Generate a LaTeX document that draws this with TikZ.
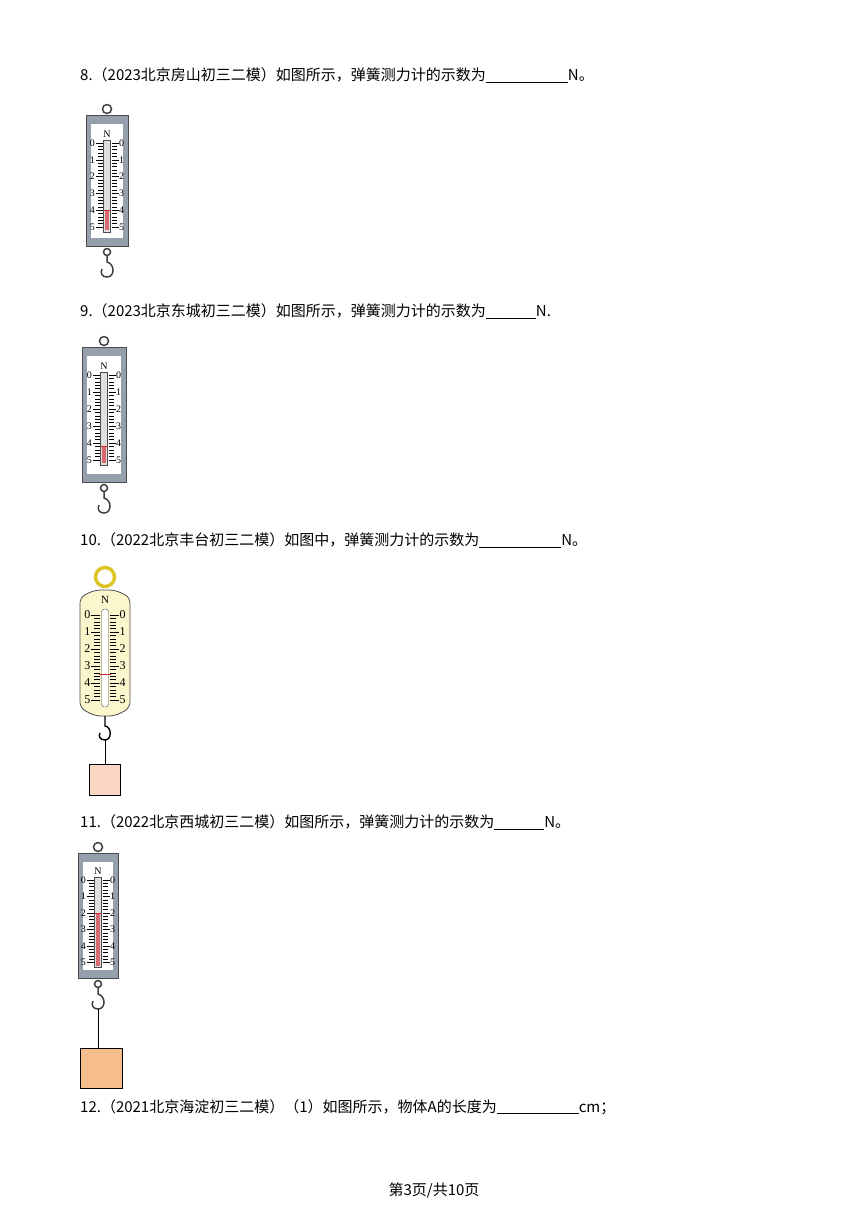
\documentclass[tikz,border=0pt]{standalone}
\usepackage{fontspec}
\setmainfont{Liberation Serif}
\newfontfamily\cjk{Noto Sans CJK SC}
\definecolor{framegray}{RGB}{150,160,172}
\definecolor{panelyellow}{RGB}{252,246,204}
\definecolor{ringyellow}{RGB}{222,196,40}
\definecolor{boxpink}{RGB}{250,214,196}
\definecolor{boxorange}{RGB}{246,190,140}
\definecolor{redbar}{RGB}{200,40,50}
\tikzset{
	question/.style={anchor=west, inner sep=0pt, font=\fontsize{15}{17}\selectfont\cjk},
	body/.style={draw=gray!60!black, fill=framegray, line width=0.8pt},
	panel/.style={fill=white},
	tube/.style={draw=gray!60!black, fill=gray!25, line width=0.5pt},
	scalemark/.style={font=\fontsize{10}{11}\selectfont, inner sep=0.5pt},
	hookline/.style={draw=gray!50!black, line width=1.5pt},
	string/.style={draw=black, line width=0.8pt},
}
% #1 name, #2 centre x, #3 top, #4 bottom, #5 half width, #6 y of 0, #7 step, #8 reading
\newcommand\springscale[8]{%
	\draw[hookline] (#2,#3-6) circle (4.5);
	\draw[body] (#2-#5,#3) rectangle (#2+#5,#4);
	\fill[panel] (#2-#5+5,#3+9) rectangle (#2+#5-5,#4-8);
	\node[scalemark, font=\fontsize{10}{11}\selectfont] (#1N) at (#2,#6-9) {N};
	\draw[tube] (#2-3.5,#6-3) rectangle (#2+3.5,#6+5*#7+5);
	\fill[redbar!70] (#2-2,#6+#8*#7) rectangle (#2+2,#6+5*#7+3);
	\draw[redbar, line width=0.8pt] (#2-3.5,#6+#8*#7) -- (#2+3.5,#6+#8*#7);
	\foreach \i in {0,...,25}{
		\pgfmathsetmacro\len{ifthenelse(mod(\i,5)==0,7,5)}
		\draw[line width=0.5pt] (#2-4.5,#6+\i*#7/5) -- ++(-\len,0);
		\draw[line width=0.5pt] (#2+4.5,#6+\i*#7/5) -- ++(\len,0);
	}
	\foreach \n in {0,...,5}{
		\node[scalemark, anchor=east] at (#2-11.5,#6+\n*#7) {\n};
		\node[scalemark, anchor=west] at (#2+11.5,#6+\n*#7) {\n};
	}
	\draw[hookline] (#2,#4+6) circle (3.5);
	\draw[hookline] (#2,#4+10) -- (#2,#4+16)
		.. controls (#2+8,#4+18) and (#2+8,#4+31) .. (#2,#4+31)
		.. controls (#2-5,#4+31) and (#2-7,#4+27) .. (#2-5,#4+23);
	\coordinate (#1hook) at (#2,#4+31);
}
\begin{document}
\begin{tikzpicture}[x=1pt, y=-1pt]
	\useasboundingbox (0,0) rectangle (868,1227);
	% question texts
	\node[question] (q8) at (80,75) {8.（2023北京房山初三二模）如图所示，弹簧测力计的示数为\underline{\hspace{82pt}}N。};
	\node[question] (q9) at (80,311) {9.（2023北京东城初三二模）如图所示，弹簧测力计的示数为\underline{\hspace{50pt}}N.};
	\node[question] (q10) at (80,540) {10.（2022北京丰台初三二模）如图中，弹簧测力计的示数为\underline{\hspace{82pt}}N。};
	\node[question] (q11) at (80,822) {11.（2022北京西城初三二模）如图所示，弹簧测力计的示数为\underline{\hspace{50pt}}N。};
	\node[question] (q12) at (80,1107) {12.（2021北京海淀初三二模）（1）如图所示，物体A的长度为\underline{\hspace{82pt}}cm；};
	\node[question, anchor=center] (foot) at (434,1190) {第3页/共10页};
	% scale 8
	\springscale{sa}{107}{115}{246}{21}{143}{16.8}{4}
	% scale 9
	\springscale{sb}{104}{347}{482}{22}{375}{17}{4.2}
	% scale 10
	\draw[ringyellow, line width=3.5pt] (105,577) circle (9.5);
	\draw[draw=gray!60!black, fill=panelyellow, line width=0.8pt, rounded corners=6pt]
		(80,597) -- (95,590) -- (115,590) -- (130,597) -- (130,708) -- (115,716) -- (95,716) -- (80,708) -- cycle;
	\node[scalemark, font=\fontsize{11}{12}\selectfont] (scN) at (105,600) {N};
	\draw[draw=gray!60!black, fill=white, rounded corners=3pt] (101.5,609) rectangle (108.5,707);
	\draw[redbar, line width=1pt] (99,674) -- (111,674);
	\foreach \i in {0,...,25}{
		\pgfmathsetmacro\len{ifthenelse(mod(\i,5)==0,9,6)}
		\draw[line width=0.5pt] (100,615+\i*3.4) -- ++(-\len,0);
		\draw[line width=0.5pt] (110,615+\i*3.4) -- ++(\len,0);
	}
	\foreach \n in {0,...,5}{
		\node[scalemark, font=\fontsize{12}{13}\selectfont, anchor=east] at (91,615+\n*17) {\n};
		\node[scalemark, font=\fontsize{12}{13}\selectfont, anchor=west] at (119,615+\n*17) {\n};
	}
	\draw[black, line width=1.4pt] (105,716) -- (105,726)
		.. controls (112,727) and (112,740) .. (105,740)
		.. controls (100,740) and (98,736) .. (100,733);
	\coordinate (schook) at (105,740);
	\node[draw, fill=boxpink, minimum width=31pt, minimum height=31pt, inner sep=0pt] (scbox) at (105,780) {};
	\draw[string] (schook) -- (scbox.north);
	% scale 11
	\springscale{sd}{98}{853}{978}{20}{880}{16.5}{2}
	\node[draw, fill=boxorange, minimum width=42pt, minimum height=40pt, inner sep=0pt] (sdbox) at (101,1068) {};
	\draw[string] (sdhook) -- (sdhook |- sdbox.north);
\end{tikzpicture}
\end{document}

▬▬▬▬▬▬▬▬▬▬

WRITTEN REQUEST:
Reproduce each line exactly as it appears, omitting the pictures.

SOLUTION TO THE EXERCISE:
Generate a LaTeX document that draws this with TikZ.
\documentclass[tikz,border=0pt]{standalone}
\usepackage{fontspec}
\setmainfont{Liberation Serif}
\newfontfamily\cjk{Noto Sans CJK SC}
\definecolor{framegray}{RGB}{150,160,172}
\definecolor{panelyellow}{RGB}{252,246,204}
\definecolor{ringyellow}{RGB}{222,196,40}
\definecolor{boxpink}{RGB}{250,214,196}
\definecolor{boxorange}{RGB}{246,190,140}
\definecolor{redbar}{RGB}{200,40,50}
\tikzset{
	question/.style={anchor=west, inner sep=0pt, font=\fontsize{15}{17}\selectfont\cjk},
	body/.style={draw=gray!60!black, fill=framegray, line width=0.8pt},
	panel/.style={fill=white},
	tube/.style={draw=gray!60!black, fill=gray!25, line width=0.5pt},
	scalemark/.style={font=\fontsize{10}{11}\selectfont, inner sep=0.5pt},
	hookline/.style={draw=gray!50!black, line width=1.5pt},
	string/.style={draw=black, line width=0.8pt},
}
% #1 name, #2 centre x, #3 top, #4 bottom, #5 half width, #6 y of 0, #7 step, #8 reading
\newcommand\springscale[8]{%
	\draw[hookline] (#2,#3-6) circle (4.5);
	\draw[body] (#2-#5,#3) rectangle (#2+#5,#4);
	\fill[panel] (#2-#5+5,#3+9) rectangle (#2+#5-5,#4-8);
	\node[scalemark, font=\fontsize{10}{11}\selectfont] (#1N) at (#2,#6-9) {N};
	\draw[tube] (#2-3.5,#6-3) rectangle (#2+3.5,#6+5*#7+5);
	\fill[redbar!70] (#2-2,#6+#8*#7) rectangle (#2+2,#6+5*#7+3);
	\draw[redbar, line width=0.8pt] (#2-3.5,#6+#8*#7) -- (#2+3.5,#6+#8*#7);
	\foreach \i in {0,...,25}{
		\pgfmathsetmacro\len{ifthenelse(mod(\i,5)==0,7,5)}
		\draw[line width=0.5pt] (#2-4.5,#6+\i*#7/5) -- ++(-\len,0);
		\draw[line width=0.5pt] (#2+4.5,#6+\i*#7/5) -- ++(\len,0);
	}
	\foreach \n in {0,...,5}{
		\node[scalemark, anchor=east] at (#2-11.5,#6+\n*#7) {\n};
		\node[scalemark, anchor=west] at (#2+11.5,#6+\n*#7) {\n};
	}
	\draw[hookline] (#2,#4+6) circle (3.5);
	\draw[hookline] (#2,#4+10) -- (#2,#4+16)
		.. controls (#2+8,#4+18) and (#2+8,#4+31) .. (#2,#4+31)
		.. controls (#2-5,#4+31) and (#2-7,#4+27) .. (#2-5,#4+23);
	\coordinate (#1hook) at (#2,#4+31);
}
\begin{document}
\begin{tikzpicture}[x=1pt, y=-1pt]
	\useasboundingbox (0,0) rectangle (868,1227);
	% question texts
	\node[question] (q8) at (80,75) {8.（2023北京房山初三二模）如图所示，弹簧测力计的示数为\underline{\hspace{82pt}}N。};
	\node[question] (q9) at (80,311) {9.（2023北京东城初三二模）如图所示，弹簧测力计的示数为\underline{\hspace{50pt}}N.};
	\node[question] (q10) at (80,540) {10.（2022北京丰台初三二模）如图中，弹簧测力计的示数为\underline{\hspace{82pt}}N。};
	\node[question] (q11) at (80,822) {11.（2022北京西城初三二模）如图所示，弹簧测力计的示数为\underline{\hspace{50pt}}N。};
	\node[question] (q12) at (80,1107) {12.（2021北京海淀初三二模）（1）如图所示，物体A的长度为\underline{\hspace{82pt}}cm；};
	\node[question, anchor=center] (foot) at (434,1190) {第3页/共10页};
	% scale 8
	\springscale{sa}{107}{115}{246}{21}{143}{16.8}{4}
	% scale 9
	\springscale{sb}{104}{347}{482}{22}{375}{17}{4.2}
	% scale 10
	\draw[ringyellow, line width=3.5pt] (105,577) circle (9.5);
	\draw[draw=gray!60!black, fill=panelyellow, line width=0.8pt, rounded corners=6pt]
		(80,597) -- (95,590) -- (115,590) -- (130,597) -- (130,708) -- (115,716) -- (95,716) -- (80,708) -- cycle;
	\node[scalemark, font=\fontsize{11}{12}\selectfont] (scN) at (105,600) {N};
	\draw[draw=gray!60!black, fill=white, rounded corners=3pt] (101.5,609) rectangle (108.5,707);
	\draw[redbar, line width=1pt] (99,674) -- (111,674);
	\foreach \i in {0,...,25}{
		\pgfmathsetmacro\len{ifthenelse(mod(\i,5)==0,9,6)}
		\draw[line width=0.5pt] (100,615+\i*3.4) -- ++(-\len,0);
		\draw[line width=0.5pt] (110,615+\i*3.4) -- ++(\len,0);
	}
	\foreach \n in {0,...,5}{
		\node[scalemark, font=\fontsize{12}{13}\selectfont, anchor=east] at (91,615+\n*17) {\n};
		\node[scalemark, font=\fontsize{12}{13}\selectfont, anchor=west] at (119,615+\n*17) {\n};
	}
	\draw[black, line width=1.4pt] (105,716) -- (105,726)
		.. controls (112,727) and (112,740) .. (105,740)
		.. controls (100,740) and (98,736) .. (100,733);
	\coordinate (schook) at (105,740);
	\node[draw, fill=boxpink, minimum width=31pt, minimum height=31pt, inner sep=0pt] (scbox) at (105,780) {};
	\draw[string] (schook) -- (scbox.north);
	% scale 11
	\springscale{sd}{98}{853}{978}{20}{880}{16.5}{2}
	\node[draw, fill=boxorange, minimum width=42pt, minimum height=40pt, inner sep=0pt] (sdbox) at (101,1068) {};
	\draw[string] (sdhook) -- (sdhook |- sdbox.north);
\end{tikzpicture}
\end{document}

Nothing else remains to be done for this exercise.